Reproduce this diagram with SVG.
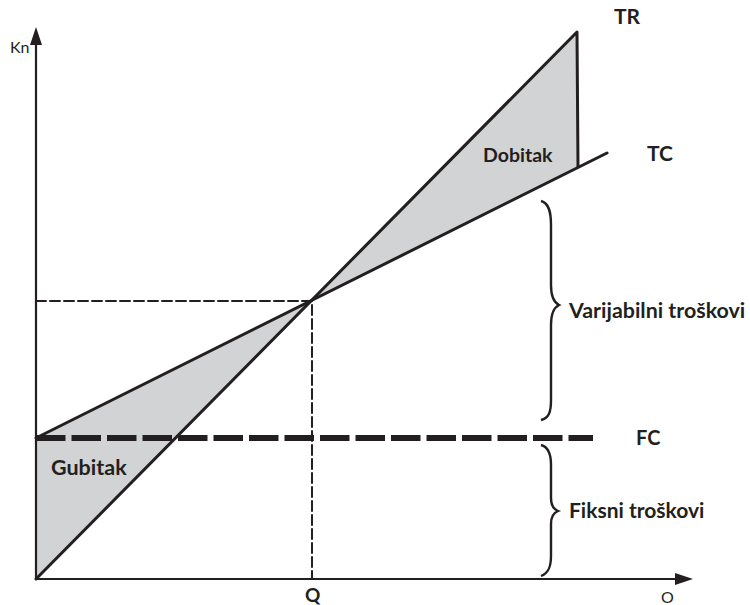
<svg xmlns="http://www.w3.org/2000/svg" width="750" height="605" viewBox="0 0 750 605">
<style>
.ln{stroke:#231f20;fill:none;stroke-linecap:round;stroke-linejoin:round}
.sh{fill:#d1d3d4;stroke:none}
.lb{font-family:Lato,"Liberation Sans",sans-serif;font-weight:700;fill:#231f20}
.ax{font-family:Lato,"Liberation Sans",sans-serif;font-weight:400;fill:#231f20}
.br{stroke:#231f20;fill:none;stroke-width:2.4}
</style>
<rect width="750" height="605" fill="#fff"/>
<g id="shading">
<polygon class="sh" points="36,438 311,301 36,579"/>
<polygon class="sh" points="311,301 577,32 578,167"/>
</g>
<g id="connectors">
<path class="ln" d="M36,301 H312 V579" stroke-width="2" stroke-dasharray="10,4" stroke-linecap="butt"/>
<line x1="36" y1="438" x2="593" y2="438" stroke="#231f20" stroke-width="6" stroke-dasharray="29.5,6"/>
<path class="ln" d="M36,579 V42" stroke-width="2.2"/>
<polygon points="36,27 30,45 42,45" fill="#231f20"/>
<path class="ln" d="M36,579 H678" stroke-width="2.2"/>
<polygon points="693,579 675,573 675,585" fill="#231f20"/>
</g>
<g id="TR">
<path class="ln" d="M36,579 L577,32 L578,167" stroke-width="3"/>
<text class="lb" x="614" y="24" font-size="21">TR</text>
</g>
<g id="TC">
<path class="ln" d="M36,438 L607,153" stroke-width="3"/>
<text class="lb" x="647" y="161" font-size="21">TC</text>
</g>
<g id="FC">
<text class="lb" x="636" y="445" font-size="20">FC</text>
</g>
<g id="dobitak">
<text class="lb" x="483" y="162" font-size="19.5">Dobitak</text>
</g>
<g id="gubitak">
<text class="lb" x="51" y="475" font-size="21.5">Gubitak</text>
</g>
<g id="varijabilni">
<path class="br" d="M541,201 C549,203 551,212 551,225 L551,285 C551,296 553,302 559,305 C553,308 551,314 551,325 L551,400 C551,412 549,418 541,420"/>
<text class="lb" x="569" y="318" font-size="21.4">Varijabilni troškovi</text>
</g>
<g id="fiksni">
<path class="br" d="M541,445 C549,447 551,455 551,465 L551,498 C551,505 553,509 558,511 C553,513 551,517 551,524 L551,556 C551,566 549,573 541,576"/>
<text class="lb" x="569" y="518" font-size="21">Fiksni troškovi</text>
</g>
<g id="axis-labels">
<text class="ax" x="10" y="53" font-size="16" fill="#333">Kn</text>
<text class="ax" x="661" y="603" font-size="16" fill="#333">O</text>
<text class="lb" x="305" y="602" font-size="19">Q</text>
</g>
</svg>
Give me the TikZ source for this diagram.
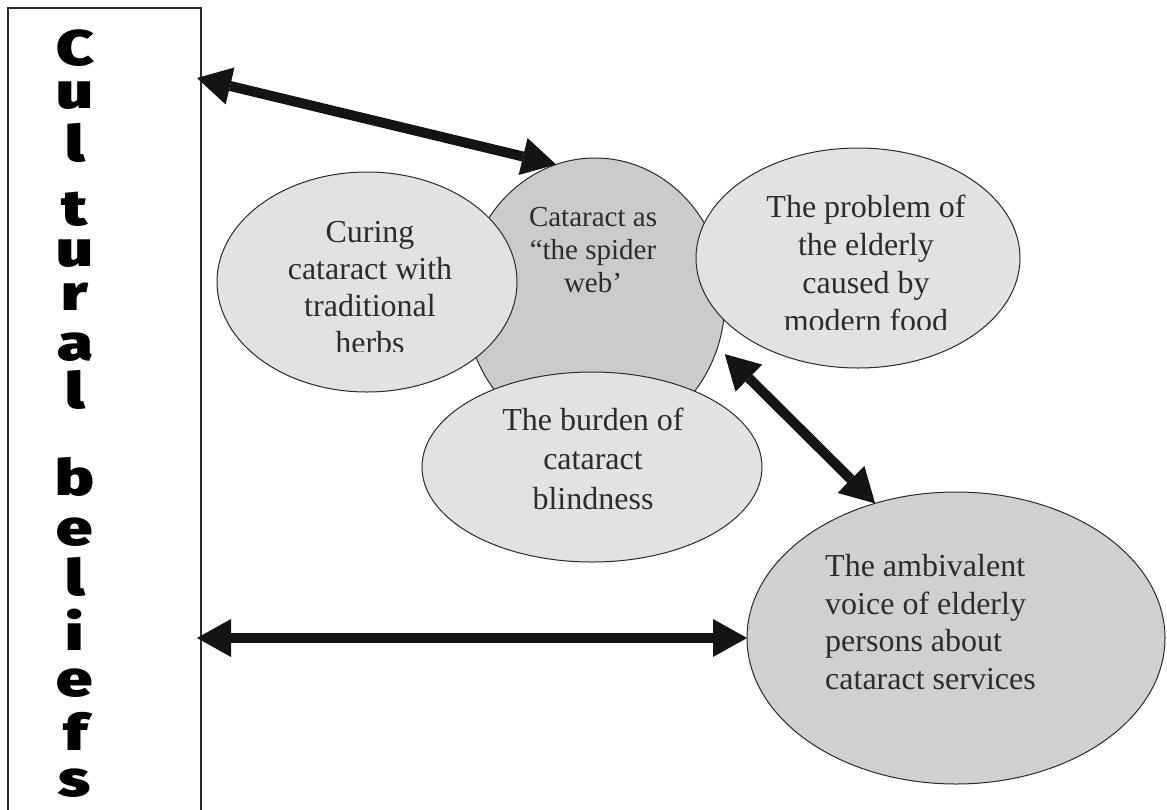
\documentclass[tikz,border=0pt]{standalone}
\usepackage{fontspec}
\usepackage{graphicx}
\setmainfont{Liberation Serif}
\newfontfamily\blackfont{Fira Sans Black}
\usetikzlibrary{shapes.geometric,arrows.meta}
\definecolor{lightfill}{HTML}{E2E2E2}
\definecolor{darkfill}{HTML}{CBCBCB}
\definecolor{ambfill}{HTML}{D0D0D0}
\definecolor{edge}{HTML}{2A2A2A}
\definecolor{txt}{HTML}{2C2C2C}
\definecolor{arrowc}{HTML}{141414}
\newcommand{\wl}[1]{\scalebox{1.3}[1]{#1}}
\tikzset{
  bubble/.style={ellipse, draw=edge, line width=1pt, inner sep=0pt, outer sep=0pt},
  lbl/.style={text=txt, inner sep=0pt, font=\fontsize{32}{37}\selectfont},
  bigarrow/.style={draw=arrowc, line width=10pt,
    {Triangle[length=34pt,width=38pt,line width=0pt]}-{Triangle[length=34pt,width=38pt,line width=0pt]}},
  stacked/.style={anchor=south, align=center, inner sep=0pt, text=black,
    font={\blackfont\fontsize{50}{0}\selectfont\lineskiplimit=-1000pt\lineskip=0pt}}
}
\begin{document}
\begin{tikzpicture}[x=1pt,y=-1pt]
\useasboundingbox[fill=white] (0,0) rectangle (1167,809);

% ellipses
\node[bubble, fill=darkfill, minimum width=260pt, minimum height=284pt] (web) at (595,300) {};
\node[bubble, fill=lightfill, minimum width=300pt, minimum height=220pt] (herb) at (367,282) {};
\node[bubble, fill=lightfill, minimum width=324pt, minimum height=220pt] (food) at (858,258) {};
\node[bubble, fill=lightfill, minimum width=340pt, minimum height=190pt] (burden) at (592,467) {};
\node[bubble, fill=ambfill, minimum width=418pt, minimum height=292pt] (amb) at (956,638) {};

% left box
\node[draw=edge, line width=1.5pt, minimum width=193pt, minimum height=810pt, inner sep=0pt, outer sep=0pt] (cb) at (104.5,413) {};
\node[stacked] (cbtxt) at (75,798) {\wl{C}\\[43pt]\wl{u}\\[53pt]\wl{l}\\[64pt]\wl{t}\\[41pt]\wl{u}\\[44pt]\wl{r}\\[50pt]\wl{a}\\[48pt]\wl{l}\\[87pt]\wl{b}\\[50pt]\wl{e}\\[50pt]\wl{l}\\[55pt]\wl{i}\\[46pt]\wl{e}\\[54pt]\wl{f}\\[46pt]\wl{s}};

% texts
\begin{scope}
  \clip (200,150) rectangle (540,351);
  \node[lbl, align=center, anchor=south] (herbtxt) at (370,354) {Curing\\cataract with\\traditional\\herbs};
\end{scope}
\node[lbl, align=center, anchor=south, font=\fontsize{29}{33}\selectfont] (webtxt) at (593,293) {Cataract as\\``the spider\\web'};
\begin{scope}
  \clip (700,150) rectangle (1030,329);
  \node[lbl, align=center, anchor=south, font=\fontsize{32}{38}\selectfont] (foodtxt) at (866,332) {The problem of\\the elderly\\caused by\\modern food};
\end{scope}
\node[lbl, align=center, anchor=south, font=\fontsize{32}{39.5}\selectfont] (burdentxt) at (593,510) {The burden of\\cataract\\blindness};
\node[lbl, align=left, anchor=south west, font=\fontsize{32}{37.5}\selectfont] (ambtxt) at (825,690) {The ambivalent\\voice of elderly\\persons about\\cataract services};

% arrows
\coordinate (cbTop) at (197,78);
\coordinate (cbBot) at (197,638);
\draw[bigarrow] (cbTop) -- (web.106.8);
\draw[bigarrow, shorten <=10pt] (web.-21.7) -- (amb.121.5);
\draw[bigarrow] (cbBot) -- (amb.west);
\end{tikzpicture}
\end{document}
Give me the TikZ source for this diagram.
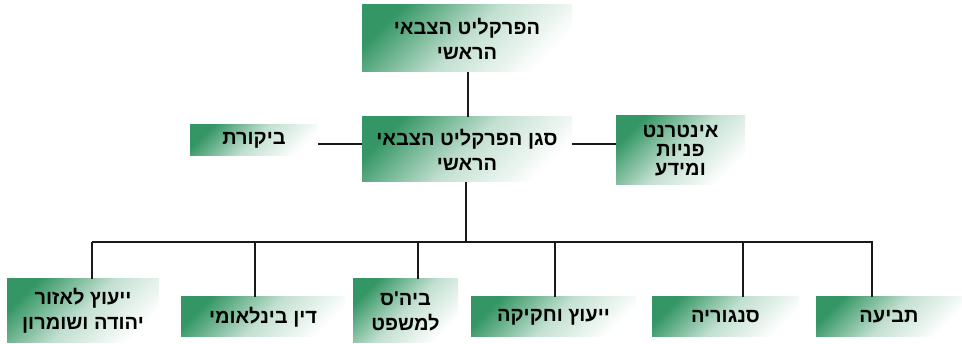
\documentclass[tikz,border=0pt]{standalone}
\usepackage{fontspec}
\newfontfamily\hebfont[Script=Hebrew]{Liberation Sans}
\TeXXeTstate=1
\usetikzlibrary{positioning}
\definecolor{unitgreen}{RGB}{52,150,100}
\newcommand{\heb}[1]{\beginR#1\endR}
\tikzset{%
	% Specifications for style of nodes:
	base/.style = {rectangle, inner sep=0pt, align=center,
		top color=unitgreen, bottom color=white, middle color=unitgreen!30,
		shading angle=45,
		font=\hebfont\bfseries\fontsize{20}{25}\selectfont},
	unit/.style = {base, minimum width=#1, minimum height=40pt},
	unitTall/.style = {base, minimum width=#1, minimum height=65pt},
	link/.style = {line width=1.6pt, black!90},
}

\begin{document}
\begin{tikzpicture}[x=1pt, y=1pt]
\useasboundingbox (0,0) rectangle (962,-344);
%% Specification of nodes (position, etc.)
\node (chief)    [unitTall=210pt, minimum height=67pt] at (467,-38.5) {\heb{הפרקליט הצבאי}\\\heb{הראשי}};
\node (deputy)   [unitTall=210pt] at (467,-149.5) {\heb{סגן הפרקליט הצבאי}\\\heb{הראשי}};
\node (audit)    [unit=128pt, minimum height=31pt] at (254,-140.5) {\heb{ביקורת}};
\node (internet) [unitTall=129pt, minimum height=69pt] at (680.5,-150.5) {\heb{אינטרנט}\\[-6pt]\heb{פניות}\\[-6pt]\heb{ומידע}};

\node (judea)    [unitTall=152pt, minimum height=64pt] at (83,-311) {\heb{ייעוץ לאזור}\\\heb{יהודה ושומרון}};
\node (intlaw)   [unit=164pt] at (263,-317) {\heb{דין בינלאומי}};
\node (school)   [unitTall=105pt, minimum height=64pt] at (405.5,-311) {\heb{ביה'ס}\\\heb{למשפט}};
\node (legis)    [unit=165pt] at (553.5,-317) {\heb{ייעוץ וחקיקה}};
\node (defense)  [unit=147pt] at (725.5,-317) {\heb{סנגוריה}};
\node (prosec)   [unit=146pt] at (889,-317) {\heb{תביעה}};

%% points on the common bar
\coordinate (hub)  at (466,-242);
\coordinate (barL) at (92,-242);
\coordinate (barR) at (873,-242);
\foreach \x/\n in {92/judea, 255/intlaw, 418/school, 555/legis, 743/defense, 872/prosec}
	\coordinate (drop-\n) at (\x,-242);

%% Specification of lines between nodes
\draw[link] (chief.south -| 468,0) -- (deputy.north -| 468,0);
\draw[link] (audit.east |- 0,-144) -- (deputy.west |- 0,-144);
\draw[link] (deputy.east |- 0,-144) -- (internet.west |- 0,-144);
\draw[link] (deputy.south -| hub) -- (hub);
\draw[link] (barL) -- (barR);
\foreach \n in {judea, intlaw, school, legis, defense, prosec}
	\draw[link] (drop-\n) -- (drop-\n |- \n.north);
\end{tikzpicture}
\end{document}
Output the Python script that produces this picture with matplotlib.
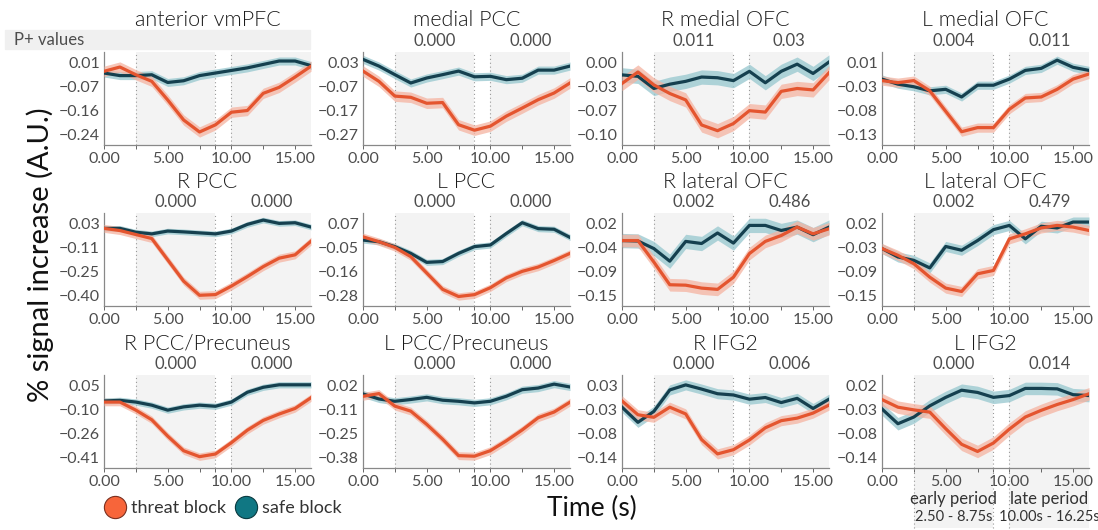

● ● ● ● ● ● ●

**EXERCISE INSTRUCTIONS**: Find every line in the records that contains the word "with"; copy those lines.

**EXPECTED ANSWER**:
Reproduce this diagram with SVG.
  \node[lbl, align=center, anchor=south] (herbtxt) at (370,354) {Curing\\cataract with\\traditional\\herbs};
Output the Python script that produces this picture with matplotlib.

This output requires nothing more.